В первой трети ХХ века такой захват стал возможен, потому что массы вдруг овладели новыми благами и возможностями, почувствовали свою силу и захотели быть на равных с элитами в решении политических вопросов — обращаться напрямую к государству, голосовать за стратегии развития и прочее. Страшная и поучительная история Второй мировой войны отрезвила "массового человека", сделала осторожнее в притязаниях и вместе с тем заставила западные правительства уделить этому человеку внимание, взяв курс на "социальное государство". Такой рецепт достижения гармонии работал до поры. Но в последнее время "варвары" снова восстали — они недовольны. Чем?
Прежде всего переизбытком возможностей, увеличивающим риск остаться в стороне.

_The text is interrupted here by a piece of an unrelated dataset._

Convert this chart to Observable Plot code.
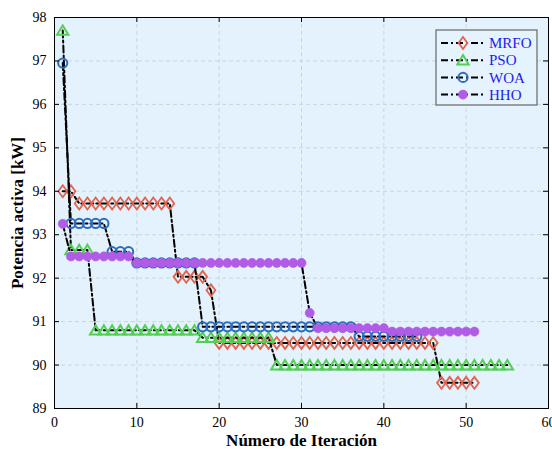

Массовый человек боится большого, глобального мира, на фоне которого он так мал, боится "другого", который размывает его идентичность и заставляет себе завидовать. Он боится чего-то не успеть, а успеть все уже невозможно. Он хочет закрыться. Повторюсь: стоит избегать черно-белых красок, речь о процессах, которые требуют не осуждения, а рационального объяснения.

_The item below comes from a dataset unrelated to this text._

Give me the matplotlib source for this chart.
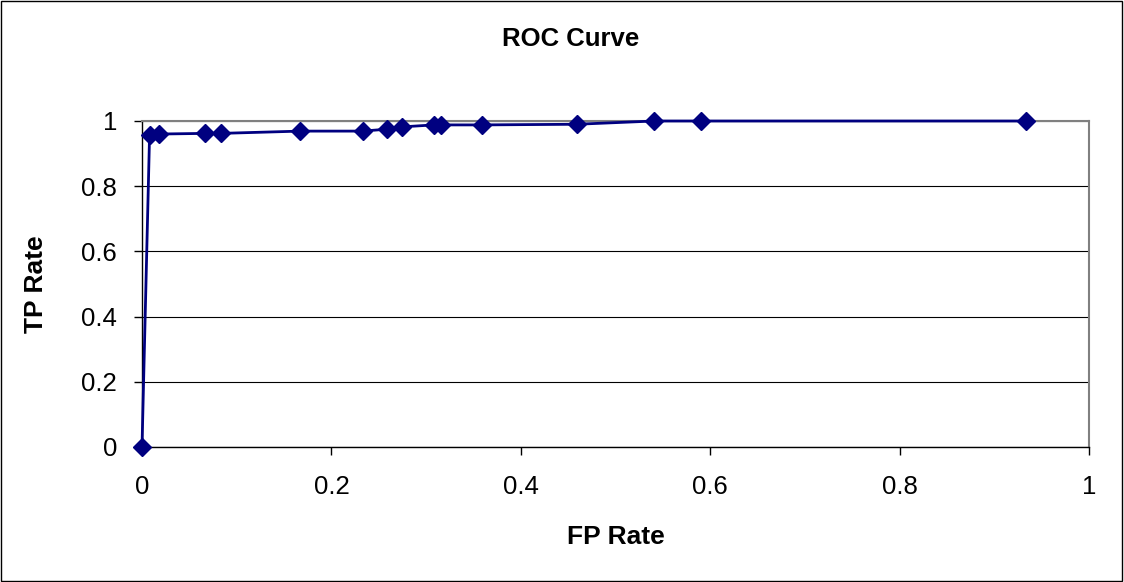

Если мы посмотрим на социально-демографические характеристики тех, кто голосовал за выход Британии из ЕС, за победу Трампа в США, за Марин Ле Пен во Франции, да и тех, кто составляет ядро нашего "стабильного большинства", мы будем удивлены, насколько эти характеристики схожи. Везде речь идет об одном и том же типе "разочарованного белого человека", который существенным образом коррелирует с типологией "массового человека". Новейшие цифровые технологии позволяют ему участвовать в политике с большим жаром и интенсивностью, но они не делают его ответственнее. Напротив, усиление его влияния ограничивает власть "ответственных меньшинств" в политике, делая эту политику менее предсказуемой и, конечно, более безответственной. Перспективы этого "варварского нашествия" остаются тревожными, но, думаю, прививка Второй мировой все-таки сработает. Есть предел, ниже которого качество формировавшейся десятилетиями политической системы падать не должно.